At 12:04 PM 12/01/94, James A. Donald wrote:
Jonathan Rochkind writes
Assuming Eric could trademark the list, but just chooses not to, then what's to stop _me_ from getting a trademark on the name "cypherpunks" when I start my own competing list?
Nothing, other than the fact it would not be the cypherpunks list, and there would not be a mass migration from Eric's list to yours.

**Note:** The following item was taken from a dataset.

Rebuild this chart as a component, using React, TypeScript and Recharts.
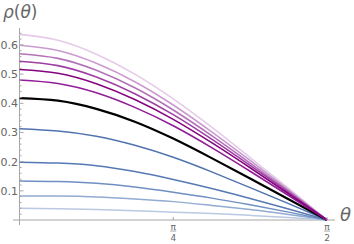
import { LineChart, Line, XAxis, YAxis, ReferenceLine } from "recharts";

// theta samples, 0 .. pi/2 in steps of pi/16
const theta = [0, Math.PI / 16, Math.PI / 8, (3 * Math.PI) / 16, Math.PI / 4, (5 * Math.PI) / 16, (3 * Math.PI) / 8, (7 * Math.PI) / 16, Math.PI / 2];

const blue5 = [0.04, 0.039, 0.036, 0.032, 0.027, 0.022, 0.016, 0.009, 0];
const blue4 = [0.082, 0.082, 0.079, 0.072, 0.063, 0.05, 0.036, 0.019, 0];
const blue3 = [0.134, 0.132, 0.126, 0.113, 0.095, 0.075, 0.052, 0.027, 0];
const blue2 = [0.198, 0.195, 0.186, 0.166, 0.139, 0.108, 0.074, 0.038, 0];
const blue1 = [0.313, 0.305, 0.287, 0.256, 0.215, 0.165, 0.111, 0.056, 0];
const critical = [0.418, 0.409, 0.381, 0.337, 0.279, 0.212, 0.142, 0.071, 0];
const purple6 = [0.48, 0.468, 0.436, 0.386, 0.323, 0.248, 0.167, 0.084, 0];
const purple5 = [0.516, 0.503, 0.467, 0.413, 0.345, 0.265, 0.179, 0.09, 0];
const purple4 = [0.544, 0.529, 0.49, 0.433, 0.361, 0.277, 0.187, 0.095, 0];
const purple3 = [0.57, 0.554, 0.513, 0.453, 0.377, 0.289, 0.195, 0.099, 0];
const purple2 = [0.599, 0.581, 0.537, 0.474, 0.394, 0.302, 0.204, 0.103, 0];
const purple1 = [0.636, 0.616, 0.568, 0.5, 0.415, 0.318, 0.214, 0.108, 0];

const xTicks = [Math.PI / 4, Math.PI / 2];
const xTickDenoms = ["4", "2"];
const yMajor = [0.1, 0.2, 0.3, 0.4, 0.5, 0.6];
const yMinor = [0.02, 0.04, 0.06, 0.08, 0.12, 0.14, 0.16, 0.18, 0.22, 0.24, 0.26, 0.28, 0.32, 0.34, 0.36, 0.38, 0.42, 0.44, 0.46, 0.48, 0.52, 0.54, 0.56, 0.58, 0.62, 0.64];

const series = [
  { key: "blue5", values: blue5, color: "#b9c9e2", width: 1.5 },
  { key: "blue4", values: blue4, color: "#92abd2", width: 1.5 },
  { key: "blue3", values: blue3, color: "#6f8fc2", width: 1.5 },
  { key: "blue2", values: blue2, color: "#5679b5", width: 1.5 },
  { key: "blue1", values: blue1, color: "#5073ae", width: 1.5 },
  { key: "critical", values: critical, color: "#000000", width: 2.2 },
  { key: "purple1", values: purple1, color: "#e5cbe8", width: 1.6 },
  { key: "purple2", values: purple2, color: "#cb9bcf", width: 1.6 },
  { key: "purple3", values: purple3, color: "#b473b9", width: 1.6 },
  { key: "purple4", values: purple4, color: "#9d3fa3", width: 1.6 },
  { key: "purple6", values: purple6, color: "#911c97", width: 1.6 },
  { key: "purple5", values: purple5, color: "#86057f", width: 1.6 },
];

const data = theta.map((t, i) => {
  const row: Record<string, number> = { theta: t };
  series.forEach((s) => (row[s.key] = s.values[i]));
  return row;
});

const AXIS = "#a6a6a6";
const LABEL = "#666666";
const FONT = "'DejaVu Sans', sans-serif";
const Y_AXIS_X = 19.5; // pixel where theta = 0
const X_AXIS_Y = 220; // pixel where rho = 0

const YTick = (props: any) => {
  const { y, payload } = props;
  const major = yMajor.some((v) => Math.abs(v - payload.value) < 1e-6);
  return (
    <g>
      <line x1={Y_AXIS_X} x2={Y_AXIS_X + (major ? 4 : 2)} y1={y} y2={y} stroke={AXIS} strokeWidth={1} />
      {major && (
        <text x={18} y={y} dy={4} textAnchor="end" fontSize={11} fill={LABEL} fontFamily={FONT}>
          {payload.value.toFixed(1)}
        </text>
      )}
    </g>
  );
};

const XTick = (props: any) => {
  const { x, index } = props;
  return (
    <g>
      <line x1={x} x2={x} y1={X_AXIS_Y} y2={X_AXIS_Y - 3} stroke={AXIS} strokeWidth={1} />
      <text x={x} y={X_AXIS_Y + 10} textAnchor="middle" fontSize={9} fill={LABEL} fontFamily={FONT}>
        π
      </text>
      <line x1={x - 3} x2={x + 3} y1={X_AXIS_Y + 11} y2={X_AXIS_Y + 11} stroke={LABEL} strokeWidth={0.6} />
      <text x={x} y={X_AXIS_Y + 21} textAnchor="middle" fontSize={9} fill={LABEL} fontFamily={FONT}>
        {xTickDenoms[index] ?? ""}
      </text>
    </g>
  );
};

export default function App() {
  return (
    <div style={{ position: "absolute", left: 0, top: 0, width: 354, height: 244, background: "#fff" }}>
      <LineChart width={354} height={244} data={data} margin={{ top: 28, right: 19, bottom: 0, left: 0 }}>
        <XAxis
          type="number"
          dataKey="theta"
          domain={[-0.0332, 1.6117]}
          ticks={xTicks}
          allowDataOverflow
          axisLine={false}
          tickLine={false}
          tickSize={0}
          tickMargin={0}
          height={19}
          tick={<XTick />}
          interval={0}
        />
        <YAxis
          type="number"
          domain={[-0.0171, 0.658]}
          ticks={[...yMajor, ...yMinor]}
          allowDataOverflow
          axisLine={false}
          tickLine={false}
          tickSize={0}
          tickMargin={0}
          width={13}
          tick={<YTick />}
          interval={0}
        />
        <ReferenceLine y={0} stroke={AXIS} strokeWidth={1} />
        <ReferenceLine x={0} stroke={AXIS} strokeWidth={1} />
        {series.map((s) => (
          <Line
            key={s.key}
            type="natural"
            dataKey={s.key}
            stroke={s.color}
            strokeWidth={s.width}
            dot={false}
            isAnimationActive={false}
          />
        ))}
      </LineChart>
      <div
        style={{
          position: "absolute",
          left: 3,
          top: 1,
          fontFamily: FONT,
          fontSize: 17,
          color: LABEL,
          lineHeight: "22px",
          whiteSpace: "nowrap",
        }}
      >
        <i>ρ</i>(<i>θ</i>)
      </div>
      <div
        style={{
          position: "absolute",
          left: 340,
          top: 204,
          fontFamily: FONT,
          fontSize: 18,
          color: LABEL,
          fontStyle: "italic",
          lineHeight: "22px",
        }}
      >
        θ
      </div>
    </div>
  );
}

Well yeah. That was my point. Whatever "ownership" Eric has of the list isn't dependent on trademarks, or on the fact that he was one of the "originators" of the list. It's dependent on the fact that we all use the cypherpunks that Eric administrates. Of course there is nothing to directly stop Eric from doing whatever he wants to configure the particular software currently running cypherpunks to do whatever he wants. But some of us, or most of us, or all of us, could just move to another list. Nearly painlessly, if the new list we moved to were set up to mirror the "real" cypherpunks, but without whatever rules we don't like. "The cypherpunks list" isn't the particular process that happens to be running on toad.com right now. It's not even the address "cypherpunks@toad.com." Eric has control over one of those, and John Gilmore has control over the other one, but "the cypherpunks list" isn't either of those, it's the group of subscribers and the articles they write, and no one "owns" that.